→ **Task brief**
Answer with nothing except the number of lines that contain the word "this".
** START Records to use **
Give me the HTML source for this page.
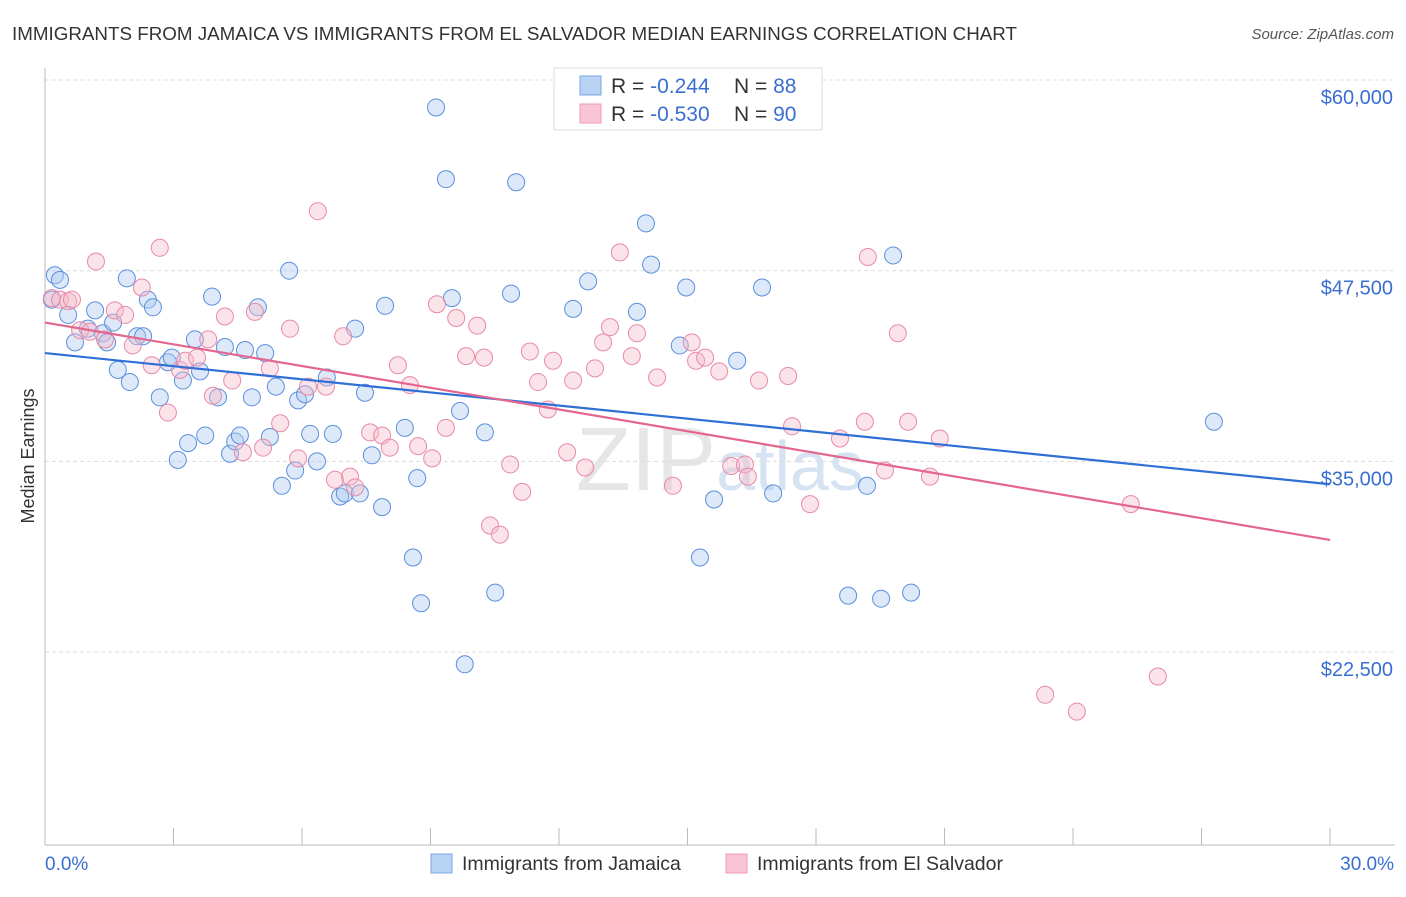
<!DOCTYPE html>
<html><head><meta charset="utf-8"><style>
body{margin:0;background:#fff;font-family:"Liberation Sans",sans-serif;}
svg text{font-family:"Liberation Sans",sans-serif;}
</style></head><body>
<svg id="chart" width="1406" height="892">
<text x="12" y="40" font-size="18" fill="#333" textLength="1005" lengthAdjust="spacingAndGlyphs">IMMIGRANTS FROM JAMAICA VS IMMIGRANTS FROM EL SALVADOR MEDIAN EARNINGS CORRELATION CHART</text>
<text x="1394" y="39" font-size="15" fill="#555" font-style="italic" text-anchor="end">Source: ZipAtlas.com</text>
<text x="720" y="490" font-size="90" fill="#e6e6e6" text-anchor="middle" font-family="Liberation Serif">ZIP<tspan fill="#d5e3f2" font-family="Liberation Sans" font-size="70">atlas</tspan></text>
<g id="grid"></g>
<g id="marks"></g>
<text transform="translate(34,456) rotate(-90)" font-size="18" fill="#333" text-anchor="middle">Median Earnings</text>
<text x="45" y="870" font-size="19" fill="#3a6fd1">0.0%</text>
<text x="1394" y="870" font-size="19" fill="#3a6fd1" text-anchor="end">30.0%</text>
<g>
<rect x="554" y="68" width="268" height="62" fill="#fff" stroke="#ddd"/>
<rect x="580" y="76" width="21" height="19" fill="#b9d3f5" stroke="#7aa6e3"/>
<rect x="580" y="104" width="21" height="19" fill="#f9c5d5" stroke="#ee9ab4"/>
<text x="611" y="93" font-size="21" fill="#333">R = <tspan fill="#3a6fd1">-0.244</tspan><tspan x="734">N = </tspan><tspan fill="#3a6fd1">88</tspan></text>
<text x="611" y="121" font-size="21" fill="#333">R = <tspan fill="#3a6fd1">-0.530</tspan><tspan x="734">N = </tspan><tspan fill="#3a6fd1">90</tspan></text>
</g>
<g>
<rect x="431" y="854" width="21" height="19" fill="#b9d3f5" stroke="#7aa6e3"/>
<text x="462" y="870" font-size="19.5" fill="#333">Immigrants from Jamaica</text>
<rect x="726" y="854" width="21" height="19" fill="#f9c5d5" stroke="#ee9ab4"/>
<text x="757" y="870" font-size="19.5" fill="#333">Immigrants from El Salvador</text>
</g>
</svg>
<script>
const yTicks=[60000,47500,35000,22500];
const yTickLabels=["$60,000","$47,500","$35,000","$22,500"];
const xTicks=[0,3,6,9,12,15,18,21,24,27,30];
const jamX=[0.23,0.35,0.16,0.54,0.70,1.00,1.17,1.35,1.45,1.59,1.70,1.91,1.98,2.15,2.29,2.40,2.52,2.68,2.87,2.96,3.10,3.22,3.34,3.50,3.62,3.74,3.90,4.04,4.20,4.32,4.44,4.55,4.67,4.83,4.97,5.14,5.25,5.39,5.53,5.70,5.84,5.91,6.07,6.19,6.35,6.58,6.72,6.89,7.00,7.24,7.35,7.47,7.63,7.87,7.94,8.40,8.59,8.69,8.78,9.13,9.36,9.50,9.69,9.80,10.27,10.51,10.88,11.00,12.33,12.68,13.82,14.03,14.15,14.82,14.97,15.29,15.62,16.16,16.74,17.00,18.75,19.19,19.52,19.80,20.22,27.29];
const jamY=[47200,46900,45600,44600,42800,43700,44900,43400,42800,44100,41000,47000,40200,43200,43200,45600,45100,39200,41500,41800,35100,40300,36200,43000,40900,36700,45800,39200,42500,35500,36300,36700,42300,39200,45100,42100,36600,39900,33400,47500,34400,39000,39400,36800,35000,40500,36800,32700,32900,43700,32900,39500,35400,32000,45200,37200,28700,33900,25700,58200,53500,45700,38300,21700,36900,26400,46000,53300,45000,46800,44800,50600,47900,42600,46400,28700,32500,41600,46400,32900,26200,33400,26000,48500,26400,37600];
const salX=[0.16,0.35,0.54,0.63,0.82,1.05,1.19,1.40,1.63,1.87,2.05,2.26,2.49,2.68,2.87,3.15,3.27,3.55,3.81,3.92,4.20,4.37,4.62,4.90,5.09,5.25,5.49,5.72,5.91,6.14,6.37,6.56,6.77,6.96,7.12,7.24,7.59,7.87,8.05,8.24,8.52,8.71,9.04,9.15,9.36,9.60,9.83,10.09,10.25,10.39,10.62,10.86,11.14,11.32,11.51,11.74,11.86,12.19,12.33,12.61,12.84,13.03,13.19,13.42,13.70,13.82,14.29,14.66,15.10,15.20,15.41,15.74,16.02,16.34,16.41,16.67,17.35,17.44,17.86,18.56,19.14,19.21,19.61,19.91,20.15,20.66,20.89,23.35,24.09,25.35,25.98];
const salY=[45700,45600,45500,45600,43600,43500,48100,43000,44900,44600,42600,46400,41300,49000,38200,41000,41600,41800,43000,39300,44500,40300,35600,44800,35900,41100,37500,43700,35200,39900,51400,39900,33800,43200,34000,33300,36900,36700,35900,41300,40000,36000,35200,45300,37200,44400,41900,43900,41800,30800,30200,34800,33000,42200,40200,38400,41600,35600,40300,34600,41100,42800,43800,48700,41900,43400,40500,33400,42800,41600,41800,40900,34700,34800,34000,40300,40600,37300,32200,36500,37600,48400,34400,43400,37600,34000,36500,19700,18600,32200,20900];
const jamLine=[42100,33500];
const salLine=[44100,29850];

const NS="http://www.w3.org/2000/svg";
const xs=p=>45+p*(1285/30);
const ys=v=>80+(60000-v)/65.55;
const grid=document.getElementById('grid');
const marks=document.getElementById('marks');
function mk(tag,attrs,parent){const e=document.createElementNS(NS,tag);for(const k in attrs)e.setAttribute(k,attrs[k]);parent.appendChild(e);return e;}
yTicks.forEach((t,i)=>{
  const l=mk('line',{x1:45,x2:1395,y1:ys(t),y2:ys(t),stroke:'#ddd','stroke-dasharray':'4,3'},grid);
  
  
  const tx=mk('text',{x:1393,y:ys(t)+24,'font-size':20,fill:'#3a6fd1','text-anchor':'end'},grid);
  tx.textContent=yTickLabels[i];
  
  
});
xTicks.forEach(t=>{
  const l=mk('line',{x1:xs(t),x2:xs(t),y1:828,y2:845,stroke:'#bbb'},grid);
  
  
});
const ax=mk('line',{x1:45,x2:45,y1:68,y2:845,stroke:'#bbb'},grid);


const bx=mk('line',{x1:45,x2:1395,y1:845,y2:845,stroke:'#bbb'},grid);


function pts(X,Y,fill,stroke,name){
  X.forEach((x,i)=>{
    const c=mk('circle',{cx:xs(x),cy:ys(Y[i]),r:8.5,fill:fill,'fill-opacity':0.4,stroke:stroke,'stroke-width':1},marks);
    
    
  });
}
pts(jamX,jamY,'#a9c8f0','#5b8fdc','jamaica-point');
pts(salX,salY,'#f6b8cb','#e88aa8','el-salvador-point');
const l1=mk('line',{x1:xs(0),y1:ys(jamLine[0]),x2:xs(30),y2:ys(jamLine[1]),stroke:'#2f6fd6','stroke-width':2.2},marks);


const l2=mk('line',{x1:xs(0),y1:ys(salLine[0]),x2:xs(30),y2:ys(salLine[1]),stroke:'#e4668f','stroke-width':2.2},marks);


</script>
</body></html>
** END Records to use **
** START Records to use **
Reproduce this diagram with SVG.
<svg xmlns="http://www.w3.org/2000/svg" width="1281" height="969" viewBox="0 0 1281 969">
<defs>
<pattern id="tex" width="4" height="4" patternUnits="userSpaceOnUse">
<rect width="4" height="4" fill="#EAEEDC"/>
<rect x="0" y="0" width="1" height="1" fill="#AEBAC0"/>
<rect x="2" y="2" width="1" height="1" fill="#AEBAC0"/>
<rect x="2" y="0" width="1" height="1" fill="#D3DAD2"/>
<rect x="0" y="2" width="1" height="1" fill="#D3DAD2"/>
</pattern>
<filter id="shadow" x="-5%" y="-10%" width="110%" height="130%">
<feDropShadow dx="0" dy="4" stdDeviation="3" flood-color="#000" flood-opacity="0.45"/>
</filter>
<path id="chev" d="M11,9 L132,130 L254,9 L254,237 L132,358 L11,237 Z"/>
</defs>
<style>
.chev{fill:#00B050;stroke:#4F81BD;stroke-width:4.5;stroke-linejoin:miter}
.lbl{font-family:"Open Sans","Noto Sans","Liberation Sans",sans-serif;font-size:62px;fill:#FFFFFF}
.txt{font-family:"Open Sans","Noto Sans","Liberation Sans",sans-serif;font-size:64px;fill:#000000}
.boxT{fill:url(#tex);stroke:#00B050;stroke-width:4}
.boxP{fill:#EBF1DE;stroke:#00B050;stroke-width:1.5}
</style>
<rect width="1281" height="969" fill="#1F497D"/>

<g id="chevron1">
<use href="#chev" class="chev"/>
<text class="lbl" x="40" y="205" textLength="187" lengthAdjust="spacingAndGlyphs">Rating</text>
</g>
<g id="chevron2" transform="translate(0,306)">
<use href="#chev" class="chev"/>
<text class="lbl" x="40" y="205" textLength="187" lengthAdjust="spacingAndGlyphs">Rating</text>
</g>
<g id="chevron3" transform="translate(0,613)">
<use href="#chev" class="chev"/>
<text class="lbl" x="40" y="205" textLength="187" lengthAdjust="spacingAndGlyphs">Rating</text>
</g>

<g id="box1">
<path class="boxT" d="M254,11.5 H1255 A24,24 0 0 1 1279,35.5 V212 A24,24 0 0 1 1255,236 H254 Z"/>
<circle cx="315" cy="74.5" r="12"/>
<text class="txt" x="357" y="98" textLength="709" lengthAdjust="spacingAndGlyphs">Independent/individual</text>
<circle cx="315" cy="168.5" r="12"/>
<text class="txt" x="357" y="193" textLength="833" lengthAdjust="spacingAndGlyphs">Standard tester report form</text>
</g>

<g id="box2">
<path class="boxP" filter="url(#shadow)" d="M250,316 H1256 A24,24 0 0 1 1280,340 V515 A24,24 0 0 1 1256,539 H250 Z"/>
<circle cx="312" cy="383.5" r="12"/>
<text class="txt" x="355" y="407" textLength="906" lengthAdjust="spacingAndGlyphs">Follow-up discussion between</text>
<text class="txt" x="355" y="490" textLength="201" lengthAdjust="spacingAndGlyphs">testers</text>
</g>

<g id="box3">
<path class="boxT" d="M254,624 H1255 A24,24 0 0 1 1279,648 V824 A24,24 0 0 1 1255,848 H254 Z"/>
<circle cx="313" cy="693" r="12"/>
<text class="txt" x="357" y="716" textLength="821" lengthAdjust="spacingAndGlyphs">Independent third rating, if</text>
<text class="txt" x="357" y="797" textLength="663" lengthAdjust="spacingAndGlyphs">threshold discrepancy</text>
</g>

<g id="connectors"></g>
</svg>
** END Records to use **
** START Records to use **
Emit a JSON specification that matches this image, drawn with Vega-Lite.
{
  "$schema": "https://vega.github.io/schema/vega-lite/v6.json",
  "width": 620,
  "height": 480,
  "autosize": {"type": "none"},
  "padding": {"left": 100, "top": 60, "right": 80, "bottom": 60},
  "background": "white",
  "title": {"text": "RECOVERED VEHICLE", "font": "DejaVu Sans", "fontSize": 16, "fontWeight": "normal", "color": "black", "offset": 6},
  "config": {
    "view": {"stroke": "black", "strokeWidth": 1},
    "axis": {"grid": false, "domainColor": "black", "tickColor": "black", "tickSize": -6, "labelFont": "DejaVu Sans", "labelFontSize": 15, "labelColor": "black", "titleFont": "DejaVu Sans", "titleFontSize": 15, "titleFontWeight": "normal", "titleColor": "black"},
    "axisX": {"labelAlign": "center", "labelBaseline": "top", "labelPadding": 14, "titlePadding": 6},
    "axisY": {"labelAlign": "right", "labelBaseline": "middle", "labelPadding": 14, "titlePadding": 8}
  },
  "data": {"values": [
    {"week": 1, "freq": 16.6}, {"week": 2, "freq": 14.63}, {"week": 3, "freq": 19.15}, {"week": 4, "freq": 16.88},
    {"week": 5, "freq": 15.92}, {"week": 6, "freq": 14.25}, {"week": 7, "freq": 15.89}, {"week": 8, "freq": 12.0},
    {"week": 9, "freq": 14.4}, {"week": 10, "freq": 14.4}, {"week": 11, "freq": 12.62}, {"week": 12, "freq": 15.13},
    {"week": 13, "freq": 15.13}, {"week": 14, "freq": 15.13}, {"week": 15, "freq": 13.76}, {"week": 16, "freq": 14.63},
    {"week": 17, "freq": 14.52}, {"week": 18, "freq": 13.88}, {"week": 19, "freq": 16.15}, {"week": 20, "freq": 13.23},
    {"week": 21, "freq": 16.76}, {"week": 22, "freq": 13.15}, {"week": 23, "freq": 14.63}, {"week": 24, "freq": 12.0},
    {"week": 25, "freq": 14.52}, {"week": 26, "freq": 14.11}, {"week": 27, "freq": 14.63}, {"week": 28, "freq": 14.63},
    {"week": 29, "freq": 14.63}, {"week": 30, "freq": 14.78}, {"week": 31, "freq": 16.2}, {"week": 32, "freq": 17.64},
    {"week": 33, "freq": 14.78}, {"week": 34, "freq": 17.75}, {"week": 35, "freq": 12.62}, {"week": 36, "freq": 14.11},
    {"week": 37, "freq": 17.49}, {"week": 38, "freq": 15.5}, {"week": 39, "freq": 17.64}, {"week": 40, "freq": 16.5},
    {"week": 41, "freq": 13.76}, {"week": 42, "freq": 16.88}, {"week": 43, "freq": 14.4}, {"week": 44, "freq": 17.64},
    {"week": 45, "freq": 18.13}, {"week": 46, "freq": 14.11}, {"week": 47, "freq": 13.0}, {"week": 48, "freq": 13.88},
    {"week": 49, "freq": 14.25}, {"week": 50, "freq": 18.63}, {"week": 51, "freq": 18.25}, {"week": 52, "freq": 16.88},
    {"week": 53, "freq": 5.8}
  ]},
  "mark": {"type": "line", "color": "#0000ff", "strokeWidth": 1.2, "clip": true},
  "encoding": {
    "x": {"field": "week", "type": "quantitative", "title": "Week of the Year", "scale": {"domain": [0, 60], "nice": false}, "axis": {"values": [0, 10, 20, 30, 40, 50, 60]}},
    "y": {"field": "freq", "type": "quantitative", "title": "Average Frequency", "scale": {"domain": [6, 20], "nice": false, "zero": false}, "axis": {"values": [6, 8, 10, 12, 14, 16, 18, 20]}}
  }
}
** END Records to use **
→ **Task solution**
3